Exercise brief: All of the material should be reproduced exactly, with pictures left out.

Available data:
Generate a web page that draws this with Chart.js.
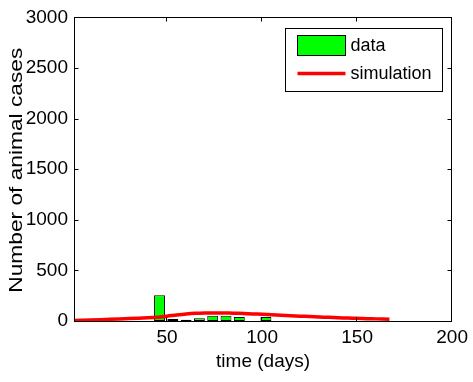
<!DOCTYPE html>
<html>
<head>
<meta charset="utf-8">
<script src="https://cdn.jsdelivr.net/npm/chart.js@4.4.1/dist/chart.umd.min.js"></script>
<style>
    html, body { margin: 0; padding: 0; background: #fff; }
    #wrap { width: 473px; height: 382px; }
</style>
</head>
<body>
<div id="wrap"><canvas id="casesChart" width="473" height="382"></canvas></div>
<script>
/* weekly reported animal cases (bars) */
const weekDays = [46, 53, 60, 67, 74, 81, 88, 95, 102];
const weeklyCases = [254, 20, 13, 26, 52, 52, 39, 0, 39];

/* model output (red curve) */
const simDays = [1, 10, 20, 30, 40, 45, 50, 55, 60, 65, 70, 75, 80, 85, 90, 95, 100, 105, 110, 115, 120, 125, 130, 135, 140, 145, 150, 155, 160, 167];
const simCases = [4, 10, 17, 24, 32, 38, 48, 60, 70, 76, 79, 80, 79, 77, 74, 70, 66, 62, 57, 53, 48, 44, 40, 36, 32, 29, 26, 23, 21, 18];

const xTicks = [50, 100, 150, 200];
const yTicks = [0, 500, 1000, 1500, 2000, 2500, 3000];

const FONT = '"Liberation Sans", Arial, Helvetica, sans-serif';

// matlab style box, inward ticks, legend and axis titles
const matlabFrame = {
    id: 'matlabFrame',
    afterDraw(chart) {
        const { ctx, chartArea: a, scales: { x, y } } = chart;
        const L = Math.round(a.left) + 0.5, R = Math.round(a.right) - 0.5;
        const T = Math.round(a.top) + 0.5, B = Math.round(a.bottom) + 0.5;
        ctx.save();
        ctx.strokeStyle = '#000';
        ctx.lineWidth = 1;
        ctx.strokeRect(L, T, R - L, B - T);

        ctx.beginPath();
        xTicks.forEach(v => {
            const px = Math.round(x.getPixelForValue(v)) - 0.5;
            ctx.moveTo(px, B); ctx.lineTo(px, B - 4);
            ctx.moveTo(px, T); ctx.lineTo(px, T + 4);
        });
        yTicks.forEach(v => {
            const py = Math.round(y.getPixelForValue(v)) + 0.5;
            ctx.moveTo(L, py); ctx.lineTo(L + 4, py);
            ctx.moveTo(R, py); ctx.lineTo(R - 4, py);
        });
        ctx.stroke();

        // legend
        const lx = Math.round(a.right) - 166.5, ly = Math.round(a.top) + 11.5;
        ctx.fillStyle = '#fff';
        ctx.fillRect(lx, ly, 157, 63);
        ctx.strokeRect(lx, ly, 157, 63);
        ctx.fillStyle = '#00ff00';
        ctx.fillRect(lx + 12, ly + 7, 48, 20);
        ctx.strokeRect(lx + 12, ly + 7, 48, 20);
        ctx.strokeStyle = '#ff0000';
        ctx.lineWidth = 3.5;
        ctx.beginPath();
        ctx.moveTo(lx + 12, ly + 45);
        ctx.lineTo(lx + 60, ly + 45);
        ctx.stroke();
        ctx.fillStyle = '#000';
        ctx.font = '18px ' + FONT;
        ctx.textAlign = 'left';
        ctx.textBaseline = 'middle';
        ctx.fillText('data', lx + 65, ly + 18);
        ctx.fillText('simulation', lx + 65, ly + 46);

        // x title
        ctx.font = '19px ' + FONT;
        ctx.textAlign = 'center';
        ctx.fillText('time (days)', (a.left + a.right) / 2, 362);

        // y title
        ctx.font = '18px ' + FONT;
        ctx.translate(17, (a.top + a.bottom) / 2 + 1);
        ctx.rotate(-Math.PI / 2);
        const yt = 'Number of animal cases';
        const w = ctx.measureText(yt).width;
        ctx.scale(245 / w, 1);
        ctx.fillText(yt, 0, 0);
        ctx.restore();
    }
};

new Chart(document.getElementById('casesChart'), {
    type: 'bar',
    data: {
        datasets: [{
            type: 'line',
            label: 'simulation',
            data: simDays.map((d, i) => ({ x: d, y: simCases[i] })),
            borderColor: '#ff0000',
            borderWidth: 3.5,
            pointRadius: 0,
            tension: 0.3,
            fill: false
        }, {
            type: 'bar',
            label: 'data',
            data: weekDays.map((d, i) => ({ x: d, y: weeklyCases[i] })),
            backgroundColor: '#00ff00',
            borderColor: '#000',
            borderWidth: 1,
            borderSkipped: false,
            barPercentage: 1,
            categoryPercentage: 0.82
        }]
    },
    options: {
        responsive: false,
        devicePixelRatio: 1,
        animation: false,
        layout: { padding: { top: 14, right: 17, left: 0, bottom: 0 } },
        plugins: {
            legend: { display: false },
            tooltip: { enabled: false }
        },
        scales: {
            x: {
                type: 'linear',
                min: 1,
                max: 200,
                offset: false,
                afterBuildTicks: s => { s.ticks = xTicks.map(v => ({ value: v })); },
                afterFit: s => { s.height = 61; },
                grid: { display: false, drawTicks: false },
                border: { display: false },
                ticks: {
                    color: '#000',
                    padding: 5,
                    maxRotation: 0,
                    callback: v => String(v),
                    font: { family: FONT, size: 19 }
                }
            },
            y: {
                min: 0,
                max: 3000,
                afterBuildTicks: s => { s.ticks = yTicks.map(v => ({ value: v })); },
                afterFit: s => { s.width = 74; },
                grid: { display: false, drawTicks: false },
                border: { display: false },
                ticks: {
                    color: '#000',
                    padding: 6,
                    callback: v => String(v),
                    font: { family: FONT, size: 19 }
                }
            }
        }
    },
    plugins: [matlabFrame]
});
</script>
</body>
</html>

Result for this exercise:
Generate a web page that draws this with Chart.js.
<!DOCTYPE html>
<html>
<head>
<meta charset="utf-8">
<script src="https://cdn.jsdelivr.net/npm/chart.js@4.4.1/dist/chart.umd.min.js"></script>
<style>
    html, body { margin: 0; padding: 0; background: #fff; }
    #wrap { width: 473px; height: 382px; }
</style>
</head>
<body>
<div id="wrap"><canvas id="casesChart" width="473" height="382"></canvas></div>
<script>
/* weekly reported animal cases (bars) */
const weekDays = [46, 53, 60, 67, 74, 81, 88, 95, 102];
const weeklyCases = [254, 20, 13, 26, 52, 52, 39, 0, 39];

/* model output (red curve) */
const simDays = [1, 10, 20, 30, 40, 45, 50, 55, 60, 65, 70, 75, 80, 85, 90, 95, 100, 105, 110, 115, 120, 125, 130, 135, 140, 145, 150, 155, 160, 167];
const simCases = [4, 10, 17, 24, 32, 38, 48, 60, 70, 76, 79, 80, 79, 77, 74, 70, 66, 62, 57, 53, 48, 44, 40, 36, 32, 29, 26, 23, 21, 18];

const xTicks = [50, 100, 150, 200];
const yTicks = [0, 500, 1000, 1500, 2000, 2500, 3000];

const FONT = '"Liberation Sans", Arial, Helvetica, sans-serif';

// matlab style box, inward ticks, legend and axis titles
const matlabFrame = {
    id: 'matlabFrame',
    afterDraw(chart) {
        const { ctx, chartArea: a, scales: { x, y } } = chart;
        const L = Math.round(a.left) + 0.5, R = Math.round(a.right) - 0.5;
        const T = Math.round(a.top) + 0.5, B = Math.round(a.bottom) + 0.5;
        ctx.save();
        ctx.strokeStyle = '#000';
        ctx.lineWidth = 1;
        ctx.strokeRect(L, T, R - L, B - T);

        ctx.beginPath();
        xTicks.forEach(v => {
            const px = Math.round(x.getPixelForValue(v)) - 0.5;
            ctx.moveTo(px, B); ctx.lineTo(px, B - 4);
            ctx.moveTo(px, T); ctx.lineTo(px, T + 4);
        });
        yTicks.forEach(v => {
            const py = Math.round(y.getPixelForValue(v)) + 0.5;
            ctx.moveTo(L, py); ctx.lineTo(L + 4, py);
            ctx.moveTo(R, py); ctx.lineTo(R - 4, py);
        });
        ctx.stroke();

        // legend
        const lx = Math.round(a.right) - 166.5, ly = Math.round(a.top) + 11.5;
        ctx.fillStyle = '#fff';
        ctx.fillRect(lx, ly, 157, 63);
        ctx.strokeRect(lx, ly, 157, 63);
        ctx.fillStyle = '#00ff00';
        ctx.fillRect(lx + 12, ly + 7, 48, 20);
        ctx.strokeRect(lx + 12, ly + 7, 48, 20);
        ctx.strokeStyle = '#ff0000';
        ctx.lineWidth = 3.5;
        ctx.beginPath();
        ctx.moveTo(lx + 12, ly + 45);
        ctx.lineTo(lx + 60, ly + 45);
        ctx.stroke();
        ctx.fillStyle = '#000';
        ctx.font = '18px ' + FONT;
        ctx.textAlign = 'left';
        ctx.textBaseline = 'middle';
        ctx.fillText('data', lx + 65, ly + 18);
        ctx.fillText('simulation', lx + 65, ly + 46);

        // x title
        ctx.font = '19px ' + FONT;
        ctx.textAlign = 'center';
        ctx.fillText('time (days)', (a.left + a.right) / 2, 362);

        // y title
        ctx.font = '18px ' + FONT;
        ctx.translate(17, (a.top + a.bottom) / 2 + 1);
        ctx.rotate(-Math.PI / 2);
        const yt = 'Number of animal cases';
        const w = ctx.measureText(yt).width;
        ctx.scale(245 / w, 1);
        ctx.fillText(yt, 0, 0);
        ctx.restore();
    }
};

new Chart(document.getElementById('casesChart'), {
    type: 'bar',
    data: {
        datasets: [{
            type: 'line',
            label: 'simulation',
            data: simDays.map((d, i) => ({ x: d, y: simCases[i] })),
            borderColor: '#ff0000',
            borderWidth: 3.5,
            pointRadius: 0,
            tension: 0.3,
            fill: false
        }, {
            type: 'bar',
            label: 'data',
            data: weekDays.map((d, i) => ({ x: d, y: weeklyCases[i] })),
            backgroundColor: '#00ff00',
            borderColor: '#000',
            borderWidth: 1,
            borderSkipped: false,
            barPercentage: 1,
            categoryPercentage: 0.82
        }]
    },
    options: {
        responsive: false,
        devicePixelRatio: 1,
        animation: false,
        layout: { padding: { top: 14, right: 17, left: 0, bottom: 0 } },
        plugins: {
            legend: { display: false },
            tooltip: { enabled: false }
        },
        scales: {
            x: {
                type: 'linear',
                min: 1,
                max: 200,
                offset: false,
                afterBuildTicks: s => { s.ticks = xTicks.map(v => ({ value: v })); },
                afterFit: s => { s.height = 61; },
                grid: { display: false, drawTicks: false },
                border: { display: false },
                ticks: {
                    color: '#000',
                    padding: 5,
                    maxRotation: 0,
                    callback: v => String(v),
                    font: { family: FONT, size: 19 }
                }
            },
            y: {
                min: 0,
                max: 3000,
                afterBuildTicks: s => { s.ticks = yTicks.map(v => ({ value: v })); },
                afterFit: s => { s.width = 74; },
                grid: { display: false, drawTicks: false },
                border: { display: false },
                ticks: {
                    color: '#000',
                    padding: 6,
                    callback: v => String(v),
                    font: { family: FONT, size: 19 }
                }
            }
        }
    },
    plugins: [matlabFrame]
});
</script>
</body>
</html>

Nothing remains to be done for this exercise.